FC Barcelona’s latest victory has once again been overshadowed by the trace of the VAR lines. It should’ve been a moment of redemption for Ferran Torres against Celta Vigo. Instead, however, a key moment transformed into a national debate regarding the fairness of technology in modern football.
This decision isn’t about just a matter of millimeters. It involves the interpretation of a tool that seems to be forgetting the “spirit of the game.”
The Chronology of a “Ghost” Barcelona Goal
Following one of his trademark diagonal runs, managed to find the back of the net after being set up by substitute Roony Bardghj. Any celebration, however, was short-lived. After a review that felt like an eternity for those in the stands, VAR ruled that a fraction of Ferran’s shoulder invalidated the play.
The Technical Key: How Does Semi-Automated Offside Work?
Unlike traditional VAR, where an operator manually drew lines, the current system utilizes:
- 12 specific cameras installed under the stadium roof.
- 29 data points per player, captured 50 times per second.
- A 3D model that determines the exact position of limbs at the moment of ball impact.
However, the controversy regarding Ferran lies in the exact frame chosen. Refereeing experts suggest that the difference between a legal goal and a disallowed one depends on whether the system selects the frame of initial contact with the ball or the frame of release. It’s a fraction of a second that, at top speed, shifts a player’s position by centimetres.
Barcelona Under the “Hawk-Eye” Microscope
This isn’t the first time Hansi Flick’s squad has faced such millimetric rigor. This season, Barcelona have seen goals overturned for offsides that defy human perception (much like the infamous Robert Lewandowski case in San Sebastián).
This opens another debate: the on-field official’s authority is being delegated to a VOR room that prioritizes geometry over the actual advantage gained by attackers. In Ferran’s case, the positional advantage was non-existent, reopening the question of whether VAR should only intervene in cases of “clear and obvious errors.”
Reliability vs. Spectacle
In our effort to report with rigor, we must separate technological reliability from sporting coherence:
- Technologically: The system is precise within its own parameters. If any part of the body is ahead, the software does not lie. The issue is that the frame isn’t always correct, and occasionally, there are glaring errors.

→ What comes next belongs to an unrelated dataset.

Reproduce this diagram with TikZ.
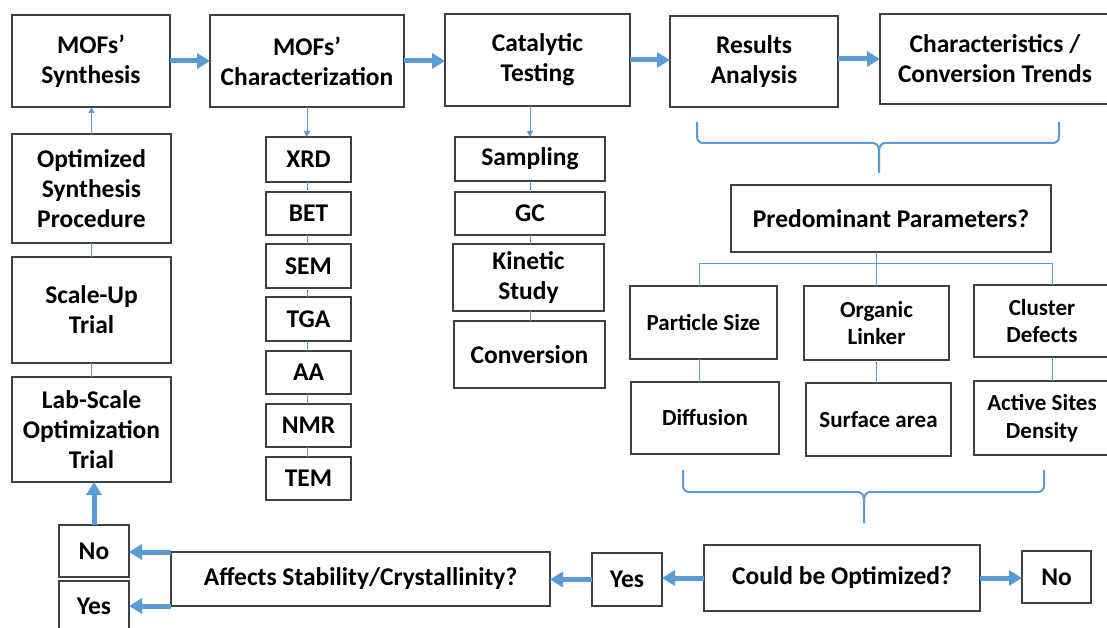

- Sportingly: Attacking football is being penalised. The offside rule was created to prevent a striker from “camping” near the goalkeeper, not to punish a larger shoe size.

FC Barcelona remains the team that lives most dangerously on the touchline in Europe. Flick’s bold tactical approach requires forwards to live on the edge; as long as VAR continues to be applied with this surgical rigidity, Barca must learn to live with the frustration of “invisible goals.”
At least Lamine’s penalty was enough to seal the points in a 1-0 win. Though his hamstring injury is a worry for both the Catalans and Spain.